**What is asked**
Check each line of the records for "with"; collect those that have it.

##### Excerpted data #####

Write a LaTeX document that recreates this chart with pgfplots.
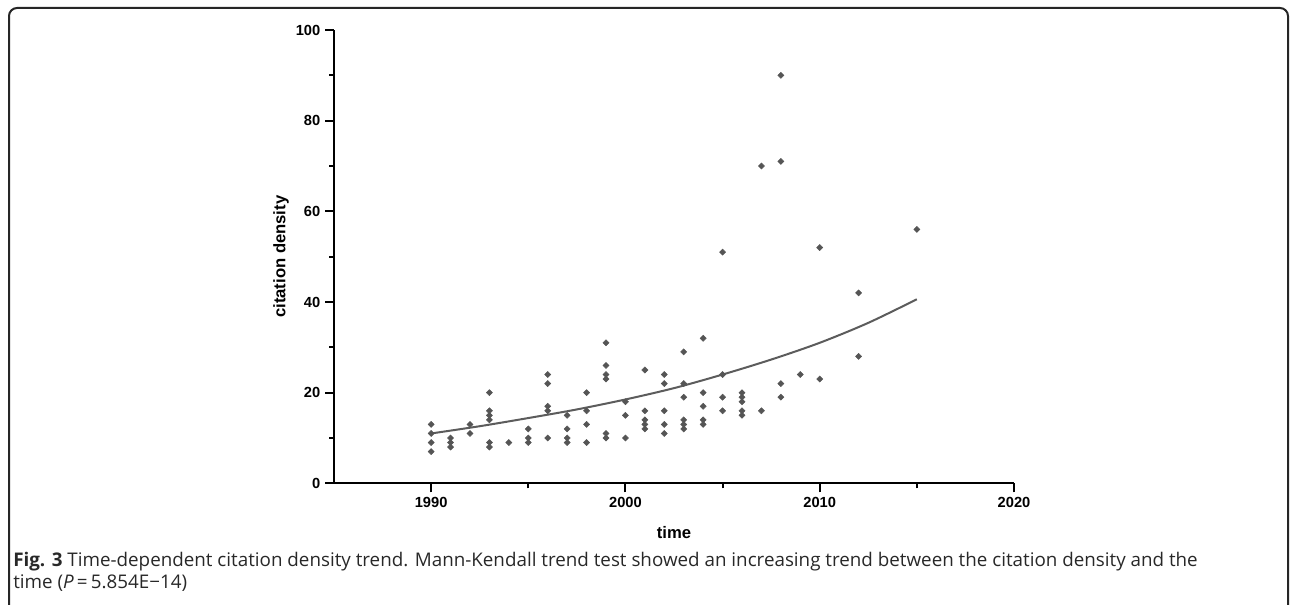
\documentclass[border=0pt]{standalone}
\usepackage{fontspec}
\setmainfont{Liberation Sans}
\newfontfamily\capfont{Open Sans}
\usepackage{pgfplots}
\usepackage{pgfplotstable}
\pgfplotsset{compat=1.18}
\definecolor{dotgray}{RGB}{85,85,85}
\definecolor{fitgray}{RGB}{92,92,92}
\definecolor{captext}{RGB}{40,40,40}

% citation density per paper, by publication year
\pgfplotstableread{
year density
1990 13
1990 11
1990 9
1990 7
1991 10
1991 9
1991 8
1992 13
1992 11
1993 20
1993 16
1993 15
1993 14
1993 9
1993 8
1994 9
1995 12
1995 10
1995 9
1996 24
1996 22
1996 17
1996 16
1996 10
1997 15
1997 12
1997 10
1997 9
1998 20
1998 16
1998 13
1998 9
1999 31
1999 26
1999 24
1999 23
1999 11
1999 10
2000 18
2000 15
2000 10
2001 25
2001 16
2001 14
2001 13
2001 12
2002 24
2002 22
2002 16
2002 13
2002 11
2003 29
2003 22
2003 19
2003 14
2003 13
2003 12
2004 32
2004 20
2004 17
2004 14
2004 13
2005 51
2005 24
2005 19
2005 16
2006 20
2006 19
2006 18
2006 16
2006 15
2007 70
2007 16
2008 90
2008 71
2008 22
2008 19
2009 24
2010 52
2010 23
2012 42
2012 28
2015 56
}\citedata

% trend curve
\pgfplotstableread{
year fit
1990 11.0
1992.5 12.6
1995 14.4
1997.5 16.3
2000 18.5
2002.5 21.0
2005 24.0
2007.5 27.3
2010 31.0
2012.5 35.4
2015 40.6
}\fitdata

\begin{document}
\begin{tikzpicture}
% page frame, 1 unit = 1 px of the 1290x605 picture
\begin{scope}[x=0.75pt, y=-0.75pt]
  \useasboundingbox (0,0) rectangle (1290,605);
  \draw[line width=1.5pt, black!85, rounded corners=6pt] (9,640) -- (9,8) -- (1288,8) -- (1288,640);
  \node[anchor=base west, inner sep=0pt, text=captext, font=\capfont\fontsize{14.1}{16}\selectfont]
    at (13,567) {\textbf{Fig. 3} Time-dependent citation density trend. Mann-Kendall trend test showed an increasing trend between the citation density and the};
  \node[anchor=base west, inner sep=0pt, text=captext, font=\capfont\fontsize{14.1}{16}\selectfont]
    at (13,589) {time (\textit{P}\,=\,5.854E−14)};
\end{scope}

\begin{axis}[
    at={(250.5pt,-362.5pt)}, anchor=south west,
    scale only axis, width=510pt, height=340pt,
    xmin=1985, xmax=2020, ymin=0, ymax=100,
    axis lines=left, axis line style={-, line width=1.5pt, black},
    xtick={1990,2000,2010,2020}, minor xtick={1995,2005,2015},
    ytick={0,20,40,60,80,100}, minor ytick={10,30,50,70,90},
    tick align=outside, major tick length=6.75pt, minor tick length=3.75pt,
    major tick style={line width=1.5pt, black},
    minor tick style={line width=1.5pt, black},
    /pgf/number format/1000 sep={},
    /pgf/number format/assume math mode=true,
    xticklabel style={font=\fontsize{11}{13}\selectfont\bfseries},
    yticklabel style={font=\fontsize{11}{13}\selectfont\bfseries},
    every axis x label/.style={at={(axis description cs:0.5,0)}, yshift=-36.75pt, anchor=center},
    every axis y label/.style={at={(axis description cs:0,0.5)}, xshift=-39.75pt, rotate=90, anchor=center},
    label style={font=\bfseries\fontsize{12.5}{14}\selectfont},
    xlabel={time}, ylabel={citation density},
    clip=false]
  \addplot[only marks, mark=square*, mark size=1.6pt, mark options={rotate=45}, dotgray] table[x=year, y=density] {\citedata};
  \addplot[smooth, no marks, line width=1.5pt, fitgray] table[x=year, y=fit] {\fitdata};
\end{axis}
\end{tikzpicture}
\end{document}
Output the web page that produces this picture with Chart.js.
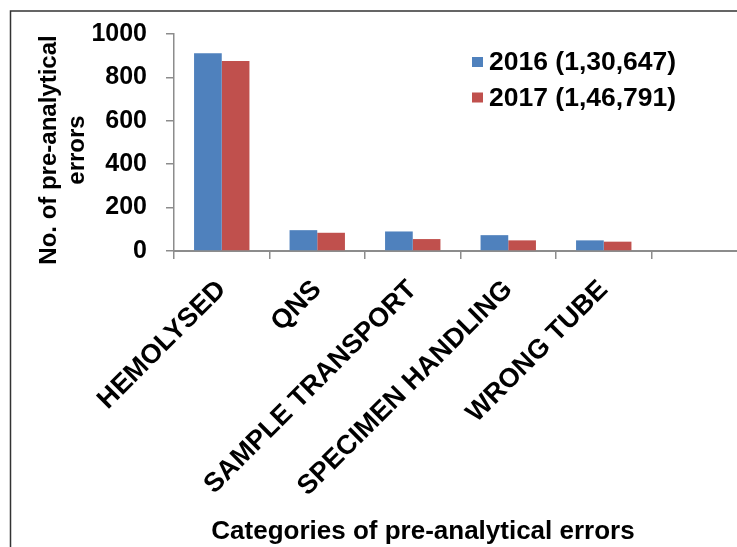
<!DOCTYPE html>
<html><head><meta charset="utf-8">
<script src="https://cdn.jsdelivr.net/npm/chart.js@4.4.0/dist/chart.umd.min.js"></script>
<style>
html,body{margin:0;padding:0;background:#fff;overflow:hidden;width:737px;height:547px}
#wrap{position:absolute;left:0;top:0;width:760px;height:547px}
</style></head><body>
<div id="wrap"><canvas id="c" width="760" height="547"></canvas></div>
<script>
const categories = ['HEMOLYSED', 'QNS', 'SAMPLE TRANSPORT', 'SPECIMEN HANDLING', 'WRONG TUBE', ''];
const series2016 = [911, 96, 90, 73, 49, null];
const series2017 = [876, 84, 55, 49, 43, null];
const seriesLabels = ['2016 (1,30,647)', '2017 (1,46,791)'];
const seriesColors = ['#4F81BD', '#C0504D'];
const yTicks = [0, 200, 400, 600, 800, 1000];
const xTitle = 'Categories of pre-analytical errors';
const yTitle = ['No. of pre-analytical', 'errors'];

const FONT = "'Liberation Sans', Arial, sans-serif";
const AXIS = '#8c8c8c';

const decor = {
  id: 'decor',
  beforeDraw(chart) {
    const ctx = chart.ctx;
    ctx.save();
    ctx.fillStyle = '#fff';
    ctx.fillRect(0, 0, chart.width, chart.height);
    ctx.strokeStyle = '#333';
    ctx.lineWidth = 1.5;
    ctx.beginPath();
    ctx.moveTo(10.5, chart.height);
    ctx.lineTo(10.5, 11);
    ctx.lineTo(chart.width, 11);
    ctx.stroke();
    ctx.restore();
  },
  afterDraw(chart) {
    const ctx = chart.ctx;
    ctx.save();
    ctx.fillStyle = '#000';
    // y axis title
    ctx.font = 'bold 24px ' + FONT;
    ctx.textAlign = 'center';
    ctx.textBaseline = 'middle';
    ctx.save();
    ctx.translate(49.5, 150);
    ctx.rotate(-Math.PI / 2);
    yTitle.forEach((t, i) => ctx.fillText(t, 0, i * 27.5));
    ctx.restore();
    // x axis title
    ctx.font = 'bold 26px ' + FONT;
    ctx.fillText(xTitle, 423, 532);
    // legend
    ctx.font = 'bold 26.5px ' + FONT;
    ctx.textAlign = 'left';
    chart.data.datasets.forEach((ds, i) => {
      const cy = 63 + i * 35.5;
      ctx.fillStyle = ds.backgroundColor;
      ctx.fillRect(472, cy - 6, 11, 10);
      ctx.fillStyle = '#000';
      ctx.fillText(ds.label, 489, cy);
    });
    ctx.restore();
  }
};

new Chart(document.getElementById('c'), {
  type: 'bar',
  data: {
    labels: categories,
    datasets: [
      { label: seriesLabels[0], data: series2016, backgroundColor: seriesColors[0] },
      { label: seriesLabels[1], data: series2017, backgroundColor: seriesColors[1] }
    ]
  },
  options: {
    responsive: false,
    animation: false,
    layout: { padding: { top: 33, left: 0, right: 13, bottom: 0 } },
    datasets: { bar: { categoryPercentage: 0.58, barPercentage: 1.0 } },
    plugins: { legend: { display: false }, tooltip: { enabled: false } },
    scales: {
      x: {
        grid: { display: true, drawOnChartArea: false, drawTicks: true, tickLength: 8, color: AXIS, lineWidth: 1.5, offset: true },
        border: { color: AXIS, width: 2 },
        ticks: {
          maxRotation: 45, minRotation: 45, autoSkip: false, color: '#000', padding: 15,
          font: { family: FONT, size: 27, weight: 'bold' }
        },
        afterFit(s) { s.height = 547 - 251; }
      },
      y: {
        min: 0, max: 1000,
        afterBuildTicks(s) { s.ticks = yTicks.map(v => ({ value: v })); },
        grid: { drawOnChartArea: false, drawTicks: true, tickLength: 8, color: AXIS, lineWidth: 1.5 },
        border: { color: AXIS, width: 1.5 },
        ticks: {
          padding: 19, color: '#000', font: { family: FONT, size: 25, weight: 'bold' },
          callback: v => String(v)
        },
        afterFit(s) { s.width = 174; }
      }
    }
  },
  plugins: [decor]
});
</script>
</body></html>
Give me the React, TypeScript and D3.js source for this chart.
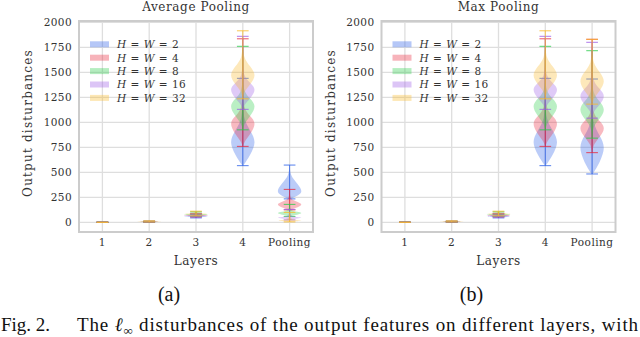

#####

**Problem solution**
Write a LaTeX document that recreates this chart with pgfplots.
Output the web page that produces this picture with Chart.js.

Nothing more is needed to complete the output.